The solution is local buffering, and the OTel Collector is the right place for it. Rather than having application code ship directly to a central backend, each edge site runs a Collector instance. Applications export to the local Collector over localhost (always available). The Collector buffers telemetry to local disk, applies filtering and sampling, and forwards to the central backend when connectivity is available. Data is not lost during outages; it accumulates and drains when the connection returns.

The filequeue exporter in the OTel Collector (available since v0.89) provides exactly this disk-backed buffer. Configure a maximum queue size appropriate to your storage constraints and expected outage duration, and you have a resilient local buffer that handles intermittent WAN connectivity gracefully.

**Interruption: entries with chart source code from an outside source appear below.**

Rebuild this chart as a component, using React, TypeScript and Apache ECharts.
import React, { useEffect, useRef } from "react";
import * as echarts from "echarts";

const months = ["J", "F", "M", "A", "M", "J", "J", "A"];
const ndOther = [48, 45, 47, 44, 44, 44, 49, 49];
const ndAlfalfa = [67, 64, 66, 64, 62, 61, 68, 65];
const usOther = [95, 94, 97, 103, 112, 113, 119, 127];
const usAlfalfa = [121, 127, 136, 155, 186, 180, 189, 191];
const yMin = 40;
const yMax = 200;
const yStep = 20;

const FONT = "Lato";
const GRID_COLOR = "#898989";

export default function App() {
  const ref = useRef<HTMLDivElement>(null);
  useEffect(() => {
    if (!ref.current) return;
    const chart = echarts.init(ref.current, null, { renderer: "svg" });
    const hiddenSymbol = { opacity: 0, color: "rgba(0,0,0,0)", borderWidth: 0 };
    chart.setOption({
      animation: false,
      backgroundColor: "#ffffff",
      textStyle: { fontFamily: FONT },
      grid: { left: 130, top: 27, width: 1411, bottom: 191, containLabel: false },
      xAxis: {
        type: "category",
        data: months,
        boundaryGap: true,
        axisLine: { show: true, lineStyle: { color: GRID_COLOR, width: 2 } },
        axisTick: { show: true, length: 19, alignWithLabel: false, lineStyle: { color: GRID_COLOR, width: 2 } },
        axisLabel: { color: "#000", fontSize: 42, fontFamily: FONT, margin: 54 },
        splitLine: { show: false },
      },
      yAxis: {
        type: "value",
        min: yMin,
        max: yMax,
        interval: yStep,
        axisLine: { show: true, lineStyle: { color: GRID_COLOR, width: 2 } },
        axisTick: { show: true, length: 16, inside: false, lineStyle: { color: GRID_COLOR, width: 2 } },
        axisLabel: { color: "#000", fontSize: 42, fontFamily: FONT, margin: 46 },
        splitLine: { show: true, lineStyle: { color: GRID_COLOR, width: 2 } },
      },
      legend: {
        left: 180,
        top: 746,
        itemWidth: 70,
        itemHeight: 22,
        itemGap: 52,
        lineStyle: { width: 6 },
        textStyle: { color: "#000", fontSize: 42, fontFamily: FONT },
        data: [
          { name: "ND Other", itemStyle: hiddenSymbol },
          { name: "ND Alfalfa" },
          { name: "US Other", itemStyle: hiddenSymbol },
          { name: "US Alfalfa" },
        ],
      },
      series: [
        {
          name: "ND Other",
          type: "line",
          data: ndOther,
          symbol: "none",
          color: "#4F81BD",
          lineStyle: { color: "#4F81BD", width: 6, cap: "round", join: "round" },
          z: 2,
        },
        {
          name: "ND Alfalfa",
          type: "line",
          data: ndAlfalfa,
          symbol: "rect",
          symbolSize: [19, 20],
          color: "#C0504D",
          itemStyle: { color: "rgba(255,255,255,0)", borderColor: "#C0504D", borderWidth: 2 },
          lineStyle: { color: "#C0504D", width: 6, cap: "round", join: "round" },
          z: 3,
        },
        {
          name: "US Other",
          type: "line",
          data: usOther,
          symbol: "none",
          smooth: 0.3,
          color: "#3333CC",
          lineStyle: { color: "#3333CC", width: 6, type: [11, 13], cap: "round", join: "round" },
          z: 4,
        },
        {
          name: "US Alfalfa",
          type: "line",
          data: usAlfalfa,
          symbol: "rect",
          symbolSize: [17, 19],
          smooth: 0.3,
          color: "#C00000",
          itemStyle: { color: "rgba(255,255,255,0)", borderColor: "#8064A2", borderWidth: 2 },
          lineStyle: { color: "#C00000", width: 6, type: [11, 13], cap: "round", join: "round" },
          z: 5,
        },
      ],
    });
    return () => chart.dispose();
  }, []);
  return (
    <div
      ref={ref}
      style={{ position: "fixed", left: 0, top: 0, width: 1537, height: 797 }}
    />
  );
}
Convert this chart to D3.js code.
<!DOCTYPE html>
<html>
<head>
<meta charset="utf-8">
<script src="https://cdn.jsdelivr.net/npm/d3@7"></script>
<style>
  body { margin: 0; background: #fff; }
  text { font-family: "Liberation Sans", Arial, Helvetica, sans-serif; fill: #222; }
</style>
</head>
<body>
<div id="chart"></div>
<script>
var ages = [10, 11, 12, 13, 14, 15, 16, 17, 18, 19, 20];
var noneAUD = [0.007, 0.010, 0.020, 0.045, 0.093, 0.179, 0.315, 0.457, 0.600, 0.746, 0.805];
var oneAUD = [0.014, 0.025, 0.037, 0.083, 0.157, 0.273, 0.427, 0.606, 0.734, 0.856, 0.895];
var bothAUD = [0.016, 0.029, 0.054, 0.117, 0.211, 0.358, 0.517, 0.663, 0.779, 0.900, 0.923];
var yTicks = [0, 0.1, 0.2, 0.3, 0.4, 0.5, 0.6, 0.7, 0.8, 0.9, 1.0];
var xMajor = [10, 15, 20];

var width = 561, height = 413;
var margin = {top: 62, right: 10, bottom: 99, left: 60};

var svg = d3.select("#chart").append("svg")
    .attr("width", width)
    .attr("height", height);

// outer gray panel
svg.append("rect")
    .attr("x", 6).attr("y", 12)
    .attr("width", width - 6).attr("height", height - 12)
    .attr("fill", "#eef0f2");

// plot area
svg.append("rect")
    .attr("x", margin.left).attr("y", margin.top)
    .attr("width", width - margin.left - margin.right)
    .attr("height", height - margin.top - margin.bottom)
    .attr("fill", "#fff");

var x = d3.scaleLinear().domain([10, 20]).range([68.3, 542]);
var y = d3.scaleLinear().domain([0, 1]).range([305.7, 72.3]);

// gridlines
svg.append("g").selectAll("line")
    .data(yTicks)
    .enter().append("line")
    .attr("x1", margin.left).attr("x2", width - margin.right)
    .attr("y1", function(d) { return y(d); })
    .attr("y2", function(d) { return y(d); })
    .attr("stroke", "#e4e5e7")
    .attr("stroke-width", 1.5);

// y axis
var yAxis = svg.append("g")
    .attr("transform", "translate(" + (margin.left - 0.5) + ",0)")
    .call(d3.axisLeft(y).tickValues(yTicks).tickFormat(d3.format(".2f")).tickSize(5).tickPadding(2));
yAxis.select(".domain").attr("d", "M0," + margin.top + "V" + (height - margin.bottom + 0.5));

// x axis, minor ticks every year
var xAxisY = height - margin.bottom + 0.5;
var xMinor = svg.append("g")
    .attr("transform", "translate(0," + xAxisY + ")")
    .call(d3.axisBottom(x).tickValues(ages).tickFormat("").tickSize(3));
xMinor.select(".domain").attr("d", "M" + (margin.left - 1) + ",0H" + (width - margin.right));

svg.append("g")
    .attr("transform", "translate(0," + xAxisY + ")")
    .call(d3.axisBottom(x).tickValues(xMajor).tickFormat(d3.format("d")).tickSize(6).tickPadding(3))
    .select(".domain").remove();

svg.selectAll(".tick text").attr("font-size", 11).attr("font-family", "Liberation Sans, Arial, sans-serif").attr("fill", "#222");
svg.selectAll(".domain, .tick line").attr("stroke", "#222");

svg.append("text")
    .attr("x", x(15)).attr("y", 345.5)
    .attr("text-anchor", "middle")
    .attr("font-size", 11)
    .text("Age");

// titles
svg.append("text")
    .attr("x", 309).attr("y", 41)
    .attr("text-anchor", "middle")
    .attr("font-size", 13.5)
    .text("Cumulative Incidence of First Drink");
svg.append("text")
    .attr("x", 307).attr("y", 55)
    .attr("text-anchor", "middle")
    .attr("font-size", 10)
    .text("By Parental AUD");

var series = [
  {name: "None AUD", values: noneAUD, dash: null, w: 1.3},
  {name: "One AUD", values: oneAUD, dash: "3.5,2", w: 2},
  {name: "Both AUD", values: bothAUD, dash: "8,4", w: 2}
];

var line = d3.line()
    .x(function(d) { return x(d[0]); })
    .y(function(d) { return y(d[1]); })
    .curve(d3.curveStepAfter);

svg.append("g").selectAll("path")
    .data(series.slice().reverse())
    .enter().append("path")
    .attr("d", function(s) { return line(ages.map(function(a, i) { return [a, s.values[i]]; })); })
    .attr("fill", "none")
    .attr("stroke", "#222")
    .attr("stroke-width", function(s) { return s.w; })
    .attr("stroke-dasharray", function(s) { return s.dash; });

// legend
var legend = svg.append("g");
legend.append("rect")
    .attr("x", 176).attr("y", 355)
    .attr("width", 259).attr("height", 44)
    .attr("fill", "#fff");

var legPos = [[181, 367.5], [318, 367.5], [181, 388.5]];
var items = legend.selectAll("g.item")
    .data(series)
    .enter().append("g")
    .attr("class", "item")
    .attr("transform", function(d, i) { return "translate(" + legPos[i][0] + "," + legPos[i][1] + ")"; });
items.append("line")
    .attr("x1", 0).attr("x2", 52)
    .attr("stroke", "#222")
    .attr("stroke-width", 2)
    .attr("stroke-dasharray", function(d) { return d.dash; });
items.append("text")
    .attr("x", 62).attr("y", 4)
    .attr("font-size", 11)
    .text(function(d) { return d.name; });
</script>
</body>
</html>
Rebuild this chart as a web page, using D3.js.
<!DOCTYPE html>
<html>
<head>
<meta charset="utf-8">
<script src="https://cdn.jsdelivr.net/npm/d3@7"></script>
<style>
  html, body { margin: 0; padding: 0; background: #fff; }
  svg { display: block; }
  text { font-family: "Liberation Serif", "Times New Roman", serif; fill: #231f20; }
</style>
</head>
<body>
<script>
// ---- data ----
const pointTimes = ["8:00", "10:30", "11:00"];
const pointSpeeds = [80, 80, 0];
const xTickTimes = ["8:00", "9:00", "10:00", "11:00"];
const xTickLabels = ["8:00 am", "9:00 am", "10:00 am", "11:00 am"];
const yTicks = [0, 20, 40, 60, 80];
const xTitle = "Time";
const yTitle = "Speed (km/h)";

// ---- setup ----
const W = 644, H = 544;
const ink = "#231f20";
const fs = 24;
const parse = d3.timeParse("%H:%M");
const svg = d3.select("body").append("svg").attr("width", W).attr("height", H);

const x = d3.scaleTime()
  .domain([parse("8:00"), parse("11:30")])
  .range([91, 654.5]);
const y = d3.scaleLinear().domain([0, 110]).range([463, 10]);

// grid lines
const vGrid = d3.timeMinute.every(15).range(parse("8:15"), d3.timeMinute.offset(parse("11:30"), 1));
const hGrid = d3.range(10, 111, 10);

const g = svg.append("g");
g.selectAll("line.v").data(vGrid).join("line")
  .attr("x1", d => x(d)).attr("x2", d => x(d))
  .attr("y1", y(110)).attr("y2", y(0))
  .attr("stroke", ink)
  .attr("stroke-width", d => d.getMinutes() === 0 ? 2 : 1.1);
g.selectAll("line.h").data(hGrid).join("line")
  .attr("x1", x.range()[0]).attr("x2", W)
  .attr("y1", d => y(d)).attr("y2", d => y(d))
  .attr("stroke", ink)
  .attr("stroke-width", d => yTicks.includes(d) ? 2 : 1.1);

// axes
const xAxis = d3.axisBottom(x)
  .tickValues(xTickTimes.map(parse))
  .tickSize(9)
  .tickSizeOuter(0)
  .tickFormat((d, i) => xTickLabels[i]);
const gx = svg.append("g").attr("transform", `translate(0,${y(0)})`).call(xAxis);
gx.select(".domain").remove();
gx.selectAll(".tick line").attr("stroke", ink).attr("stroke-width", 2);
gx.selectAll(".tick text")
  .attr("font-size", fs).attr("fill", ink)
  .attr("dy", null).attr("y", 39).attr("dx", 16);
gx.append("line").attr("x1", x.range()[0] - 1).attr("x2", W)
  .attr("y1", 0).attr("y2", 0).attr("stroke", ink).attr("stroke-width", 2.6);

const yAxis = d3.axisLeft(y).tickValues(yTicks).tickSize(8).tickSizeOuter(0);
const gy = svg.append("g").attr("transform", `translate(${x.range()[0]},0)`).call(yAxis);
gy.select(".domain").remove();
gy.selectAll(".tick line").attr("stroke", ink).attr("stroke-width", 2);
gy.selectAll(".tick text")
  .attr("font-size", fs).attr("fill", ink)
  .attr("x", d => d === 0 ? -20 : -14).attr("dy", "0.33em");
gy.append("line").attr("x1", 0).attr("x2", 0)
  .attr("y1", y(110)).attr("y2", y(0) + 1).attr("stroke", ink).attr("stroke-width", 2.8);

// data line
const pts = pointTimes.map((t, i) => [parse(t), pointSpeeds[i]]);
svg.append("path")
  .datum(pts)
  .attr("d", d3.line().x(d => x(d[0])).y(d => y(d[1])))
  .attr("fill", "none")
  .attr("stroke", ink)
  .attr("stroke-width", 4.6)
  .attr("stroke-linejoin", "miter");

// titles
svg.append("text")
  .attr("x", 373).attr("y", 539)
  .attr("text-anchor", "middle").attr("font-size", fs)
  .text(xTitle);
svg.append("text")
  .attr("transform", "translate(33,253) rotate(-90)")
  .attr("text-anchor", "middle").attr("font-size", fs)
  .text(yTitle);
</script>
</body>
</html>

Filtering and Sampling at the Edge

An IoT deployment with 5,000 sensors reporting every 10 seconds generates 30,000 data points per minute. Shipping all of it to a central backend is often both unnecessary and expensive, especially over cellular or limited-bandwidth links. The question is: which data do you need?

OTel Collector’s processor pipeline lets you apply filtering and sampling rules at the edge without changing application code. The filter processor can drop entire metric series, select only certain trace spans, or exclude log records matching specific attributes. The probabilistic_sampler processor (for traces) lets you keep a configurable percentage of traffic — 100% during incidents, 5% during normal operation — with the sampling decision made at the edge.

For IoT specifically, the transform processor enables edge-side aggregation. Rather than shipping every individual sensor reading, you can aggregate at the Collector level — compute a 1-minute average and standard deviation, keep only readings that deviate from baseline by more than two sigma, and forward just those. This pattern dramatically reduces bandwidth consumption while preserving anomaly detection capability.

OpenTelemetry Arrow: Solving the Bandwidth Problem

The OpenTelemetry Arrow project addresses a different dimension of the edge bandwidth problem: the wire format itself. Standard OTel uses Protobuf over gRPC or HTTP/JSON. Both are reasonably compact, but they don’t take advantage of the highly repetitive structure of telemetry data — particularly metrics, where you’re shipping the same attribute keys and metric names with every batch.

Arrow columnar encoding takes advantage of this repetition. By organising data column-by-column rather than row-by-row, similar values compress extremely well. The OTel Arrow exporter and receiver (graduated in the CNCF project in late 2025) achieve 70–80% payload size reduction for metrics workloads in benchmarks — and real-world deployments are reporting 60–75% reductions in bandwidth consumption.

For edge deployments on cellular connections (where bandwidth is metered) or satellite links (where both bandwidth and latency are constrained), this is a meaningful operational improvement. The compression is transparent to the receiving backend — the Arrow format is decoded by the Collector before reaching your metrics store.

Fleet Management at Scale

When you’re running hundreds or thousands of edge Collectors, managing their configuration becomes its own operational challenge. The OTel OpAMP (Open Agent Management Protocol) sub-project provides a control plane for managing remote Collector instances: deploying configuration updates, collecting health metrics from the Collectors themselves, and remotely triggering log level changes for debugging.

OpAMP is still maturing — as of early 2026, the server-side implementations are mostly custom rather than off-the-shelf — but the protocol is stable and several managed edge observability vendors have built OpAMP-based management planes into their products.

Putting It Together: A Reference Pattern

For a typical industrial IoT edge deployment in 2026, the reference architecture looks like this: application code instrumented with OTel SDKs exports to a local Collector over localhost OTLP. The Collector runs with a filequeue export buffer, a filter processor to drop low-value telemetry, a transform processor for edge aggregation, and an Arrow exporter for bandwidth-efficient forwarding to the central backend. Collector health is reported back to a central OpAMP server. Configuration changes are pushed remotely rather than requiring device access.

This pattern gives you the observability depth of cloud-native tooling with the resilience and efficiency that edge deployments require. The OpenTelemetry ecosystem has invested significantly in making edge scenarios first-class, and the tooling is now solid enough to use in production without heroic amounts of custom engineering.